CHOOSING THE RIGHT WHITE PAINT
A fresh coat of white paint is one of the easiest (and cheapest!) way to make over a room. And while it may seem like a straightforward choice, a quick flick through a paint chart will quickly get confusing – white is actually one of the hardest colour options to pick! Deciding to paint your home white is just the first step – finding the right white is a different story.
White can be as vivid or as soft as any other colour and come in a range of tints and undertones. A decorator may be surprised to find that different rooms require different whites, so hold off on buying the same shade in bulk until you’ve examined your home and considered each room. It will be a bit more effort to customise your whites room by room, but you’ll achieve a far more pleasing effect.
By holding a white piece of paper next to your paint sample or test patch, you will quickly see that your white is not white at all as the complexity and nuances of the colour are revealed.
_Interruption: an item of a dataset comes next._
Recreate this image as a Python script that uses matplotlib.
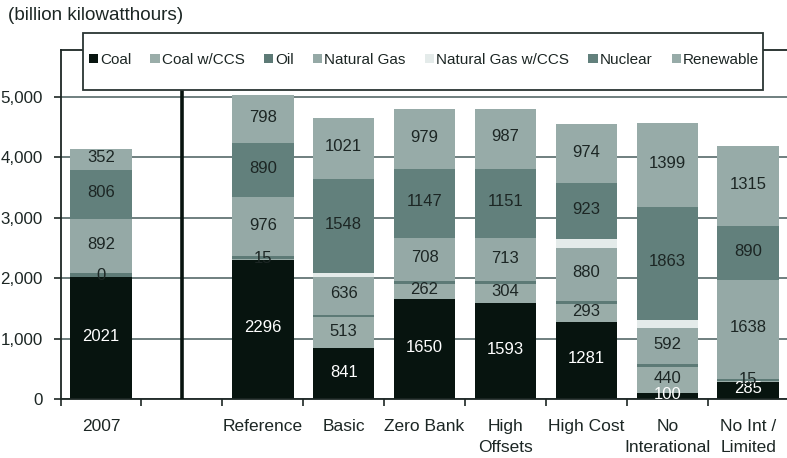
import matplotlib
matplotlib.use("Agg")
import matplotlib.pyplot as plt
from matplotlib.patches import Rectangle, Patch
from matplotlib.ticker import FuncFormatter
import numpy as np

plt.rcParams["font.family"] = ["Liberation Sans", "DejaVu Sans"]

# 2007 actual generation plus the policy scenarios
categories = ["2007", "Reference", "Basic", "Zero Bank", "High\nOffsets",
              "High Cost", "No\nInterational", "No Int /\nLimited"]

coal      = [2021, 2296,  841, 1650, 1593, 1281,  100,  285]
coal_ccs  = [   0,   15,  513,  262,  304,  293,  440,   15]
oil       = [  66,   50,   38,   45,   50,   50,   38,   35]
gas       = [ 892,  976,  636,  708,  713,  880,  592, 1638]
gas_ccs   = [   0,    0,   55,    0,    0,  140,  138,    0]
nuclear   = [ 806,  890, 1548, 1147, 1151,  923, 1863,  890]
renewable = [ 352,  798, 1021,  979,  987,  974, 1399, 1315]

SERIES = [
    ("Coal",              coal,      "#07140f", True),
    ("Coal w/CCS",        coal_ccs,  "#9aada9", True),
    ("Oil",               oil,       "#5d7a76", False),
    ("Natural Gas",       gas,       "#95a9a6", True),
    ("Natural Gas w/CCS", gas_ccs,   "#e4ebea", False),
    ("Nuclear",           nuclear,   "#62807c", True),
    ("Renewable",         renewable, "#97aba8", True),
]

TEXT = "#1c2624"
GRID = "#56696a"
W, H = 787, 458

fig = plt.figure(figsize=(W / 100, H / 100), dpi=100)
ax = fig.add_axes([60.6 / W, 1 - 399.3 / H, 728 / W, 349.3 / H])

# slot 1 is left empty for the divider between history and scenarios
x = np.array([0] + list(range(2, 2 + len(categories) - 1)))

bottom = np.zeros(len(categories))
for name, vals, color, labelled in SERIES:
    vals = np.array(vals, dtype=float)
    ax.bar(x, vals, width=0.76, bottom=bottom, color=color, linewidth=0, zorder=2)
    if labelled:
        txt_color = "white" if name == "Coal" else TEXT
        for xi, b, v in zip(x, bottom, vals):
            ax.text(xi, b + v / 2 + 30, f"{int(v)}", ha="center", va="center",
                    fontsize=12, color=txt_color, zorder=4, clip_on=True)
    bottom += vals

ax.axvline(1, color="#07140f", lw=2.6, zorder=3)

ax.set_xlim(-0.5, 8.5)
ax.set_ylim(0, 5770)
ax.set_yticks(np.arange(0, 5001, 1000))
ax.yaxis.set_major_formatter(FuncFormatter(lambda v, p: f"{int(v):,}"))
ax.yaxis.grid(True, color=GRID, lw=1.2, zorder=0)
ax.set_axisbelow(True)

ax.set_xticks(x)
ax.set_xticklabels(categories, fontsize=12.5, color=TEXT, linespacing=1.55)
ax.set_xticks(np.arange(-0.5, 9, 1), minor=True)
ax.tick_params(axis="x", which="major", length=0, pad=14)
ax.tick_params(axis="x", which="minor", length=5, width=1.2, color="#1c2624")
ax.tick_params(axis="y", length=5, width=1.2, color="#1c2624", labelsize=12.2,
               labelcolor=TEXT, pad=8)

for side in ("left", "bottom", "top"):
    ax.spines[side].set_color("#1c2624")
    ax.spines[side].set_linewidth(1.3)
ax.spines["right"].set_visible(False)

fig.text(8 / W, 1 - 15 / H, "(billion kilowatthours)", fontsize=13.6,
         color=TEXT, va="center", ha="left")

# legend box sits over the top of the plot area
fig.add_artist(Rectangle((83 / W, 1 - 90 / H), 680 / W, 57 / H,
                         transform=fig.transFigure, facecolor="white",
                         edgecolor="#2a3533", lw=1.3, zorder=5))
handles = [Patch(facecolor=c, edgecolor="none", label=n) for n, _, c, _ in SERIES]
leg = fig.legend(handles=handles, ncol=7, loc="center",
                 bbox_to_anchor=(424 / W, 1 - 60 / H), frameon=False,
                 fontsize=11, handlelength=0.6, handleheight=0.6,
                 handletextpad=0.15, columnspacing=1.25)
leg.set_zorder(6)
for t in leg.get_texts():
    t.set_color(TEXT)

fig.savefig("out.png", dpi=100)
Warm whites with an undertone of red, orange, yellow or brown create a cozy atmosphere and are good for rooms that need warming up. Warm whites feel organic, pairing well with natural elements such as wooden floors and are well suited to classic architecture and styling.
Cool whites with an undertone of blue, green, purple, grey or black make a space appear larger, and need an abundance of warm natural light to avoid feeling clinical. Cool whites suit contemporary or modern styling.
Light and reflections
The same white paint can make one room appear bright and airy, and make the next room seem cold and unwelcoming. Consider your light sources – you may need to consider different shades or tints of white in different rooms. A sunny, north-facing room will have different white ‘needs’ compared to your bathroom or closet.
White and off-white also pick up the hue of other pieces in the room. If you have a vividly coloured rug or sofa, your paint will reflect this colour back. By choosing a paint with a matching undertone, you will minimise this effect since the contrast will not be as strong, and a matte finish will reflect less light than a high gloss. The lighting and reflections will make your eyes view the colour quite differently than you thought it looked on a small colour square.
It’s important to try a testpot of your chosen shades. Choose several shades that you think will be right for your home and paint them onto a large piece of wood or cardboard – at least two coats! Move these pieces around various rooms at different times of day to see what effect they have.